In terms of under the hood: stack/heap allocation, garbage collection, resources and performance, what is the difference between the following three:
def Do1(a:String) = { (b:String) => { println(a,b) }}
def Do2(a:String)(b:String) = { println(a,b) }
def Do3(a:String, b:String) = { println(a,b) }
Do1("a")("b")
Do2("a")("b")
(Do3("a", _:String))("b")
Except the obvious surface differences in declaration about how much arguments each takes and returns
Decompiling the following class (note the additional call to Do2 compared to your question):
class Test {
def Do1(a: String) = { (b: String) => { println(a, b) } }
def Do2(a: String)(b: String) = { println(a, b) }
def Do3(a: String, b: String) = { println(a, b) }
Do1("a")("b")
Do2("a")("b")
(Do2("a") _)("b")
(Do3("a", _: String))("b")
}
yields this pure Java code:
public class Test {
public Function1<String, BoxedUnit> Do1(final String a) {
new AbstractFunction1() {
public final void apply(String b) {
Predef..MODULE$.println(new Tuple2(a, b));
}
};
}
public void Do2(String a, String b) {
Predef..MODULE$.println(new Tuple2(a, b));
}
public void Do3(String a, String b) {
Predef..MODULE$.println(new Tuple2(a, b));
}
public Test() {
Do1("a").apply("b");
Do2("a", "b");
new AbstractFunction1() {
public final void apply(String b) {
Test.this.Do2("a", b);
}
}.apply("b");
new AbstractFunction1() {
public final void apply(String x$1) {
Test.this.Do3("a", x$1);
}
}.apply("b");
}
}
(this code doesn't compile, but it suffices for analysis)

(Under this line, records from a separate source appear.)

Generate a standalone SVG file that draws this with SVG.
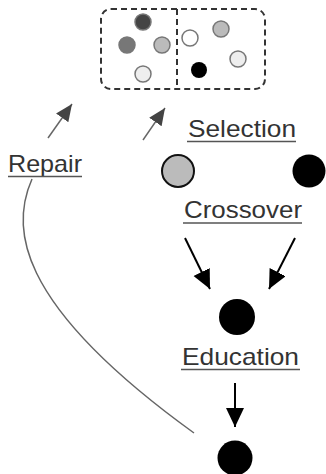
<svg xmlns="http://www.w3.org/2000/svg" width="326" height="474" viewBox="0 0 326 474">
<style>
.lbl{font-family:"Liberation Sans",Arial,sans-serif;font-size:24px;fill:#333}
.ul{stroke:#555;stroke-width:1.5}
.dot{stroke:#777;stroke-width:1.5}
.box{fill:none;stroke:#333;stroke-width:2;stroke-dasharray:6 4}
.garrow{stroke:#666;stroke-width:1.5;fill:none}
.barrow{stroke:#000;stroke-width:2;fill:none}
</style>
<defs>
<marker id="ag" markerUnits="userSpaceOnUse" markerWidth="18" markerHeight="16" refX="17" refY="7.5" orient="auto">
<path d="M0,0 L17,7.5 L0,15 z" fill="#444"/>
</marker>
<marker id="ab" markerUnits="userSpaceOnUse" markerWidth="20" markerHeight="20" refX="19" refY="9" orient="auto">
<path d="M0,0 L19,9 L0,18 z" fill="#000"/>
</marker>
</defs>
<g id="population">
<rect class="box" x="101" y="9" width="164" height="80" rx="10"/>
<line class="box" x1="177" y1="9" x2="177" y2="89"/>
<circle class="dot" cx="143" cy="22" r="8" fill="#444" stroke="#333"/>
<circle class="dot" cx="127" cy="45" r="8" fill="#777" stroke="#666"/>
<circle class="dot" cx="162" cy="45" r="8" fill="#bbb"/>
<circle class="dot" cx="143" cy="74" r="8" fill="#eee"/>
<circle class="dot" cx="190" cy="38" r="8" fill="#fff"/>
<circle class="dot" cx="221" cy="29" r="8" fill="#bbb"/>
<circle class="dot" cx="238" cy="59" r="8" fill="#eee"/>
<circle cx="199" cy="70" r="8" fill="#000"/>
</g>
<g id="repair">
<text class="lbl" x="8" y="172" textLength="74" lengthAdjust="spacingAndGlyphs">Repair</text>
<line class="ul" x1="8" y1="176.5" x2="82" y2="176.5"/>
</g>
<g id="selection">
<text class="lbl" x="188" y="137" textLength="108" lengthAdjust="spacingAndGlyphs">Selection</text>
<line class="ul" x1="187" y1="141.5" x2="296" y2="141.5"/>
</g>
<g id="parent1"><circle cx="178" cy="171" r="16" fill="#bbb" stroke="#111" stroke-width="2"/></g>
<g id="parent2"><circle cx="309" cy="171" r="16.5" fill="#000"/></g>
<g id="crossover">
<text class="lbl" x="184" y="218" textLength="118" lengthAdjust="spacingAndGlyphs">Crossover</text>
<line class="ul" x1="183" y1="223" x2="302" y2="223"/>
</g>
<g id="child"><circle cx="237" cy="317" r="18" fill="#000"/></g>
<g id="education">
<text class="lbl" x="182" y="365" textLength="117" lengthAdjust="spacingAndGlyphs">Education</text>
<line class="ul" x1="181" y1="369.5" x2="300" y2="369.5"/>
</g>
<g id="educated"><circle cx="235" cy="458" r="17.5" fill="#000"/></g>
<g id="connectors">
<line class="garrow" x1="48" y1="138" x2="72" y2="104" marker-end="url(#ag)"/>
<line class="garrow" x1="143" y1="140" x2="165" y2="108" marker-end="url(#ag)"/>
<line class="barrow" x1="185" y1="238" x2="210" y2="289" marker-end="url(#ab)"/>
<line class="barrow" x1="295" y1="238" x2="269" y2="289" marker-end="url(#ab)"/>
<line class="barrow" x1="235" y1="383" x2="235" y2="427" marker-end="url(#ab)"/>
<path class="garrow" d="M32,179 C12,224 10,300 194,433" stroke="#777"/>
</g>
</svg>
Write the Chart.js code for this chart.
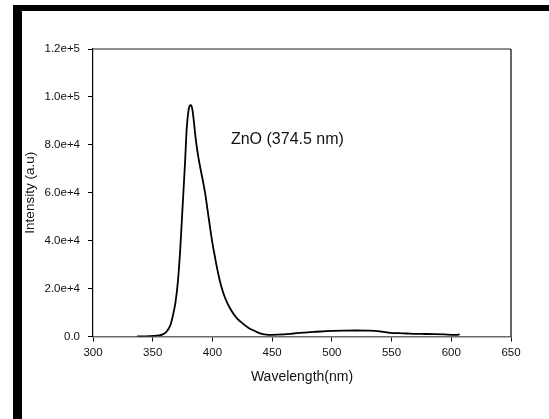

Let's look at it part by part (Scala & Java in each listing):
def Do1(a: String) = { (b: String) => { println(a, b) } }
public Function1<String, BoxedUnit> Do1(final String a) {
new AbstractFunction1() {
public final void apply(String b) {
Predef.MODULE$.println(new Tuple2(a, b));
}
};
}
No matter how Do1 is called, a new Function object is created.
def Do2(a: String)(b: String) = { println(a, b) }
public void Do2(String a, String b) {
Predef.MODULE$.println(new Tuple2(a, b));
}
def Do3(a: String, b: String) = { println(a, b) }
public void Do3(String a, String b) {
Predef.MODULE$.println(new Tuple2(a, b));
}
Do2 and Do3 compile down to the same bytecode. The difference is exclusively in the @ScalaSignature annotation.
Do1("a")("b")
Do1("a").apply("b");
Do1 is straight-forward: the returned function is immediately applied.
Do2("a")("b")
Do2("a", "b");
With Do2, the compiler sees that this is not a partial application, and compiles it to a single method invocation.
(Do2("a") _)("b")
new AbstractFunction1() {
public final void apply(String b) {
Test.this.Do2("a", b);
}
}.apply("b");
(Do3("a", _: String))("b")
new AbstractFunction1() {
public final void apply(String x$1) {
Test.this.Do3("a", x$1);
}
}.apply("b");
Here, Do2 and Do3 are first partially applied, then the returned functions are immediately applied.
Conclusion:
I would say that Do2 and Do3 are mostly equivalent in the generated bytecode. A full application results in a simple, cheap method call. Partial application generates anonymous Function classes at the caller. What variant you use depends mostly on what intent you're trying to communicate.
Do1 always creates an immediate function object, but does so in the called code. If you expect to do partial applications of the function a lot, the using this variant will reduce your code size, and maybe trigger the JIT-Compiler earlier, because the same code is called more often. Full application will be slower, at least before the JIT-Compiler inlines and subsequently eliminates object creations at individual call sites. I'm not an expert on this, so I don't know whether you can expect that kind of optimization. My best guess would be that you can, for pure functions.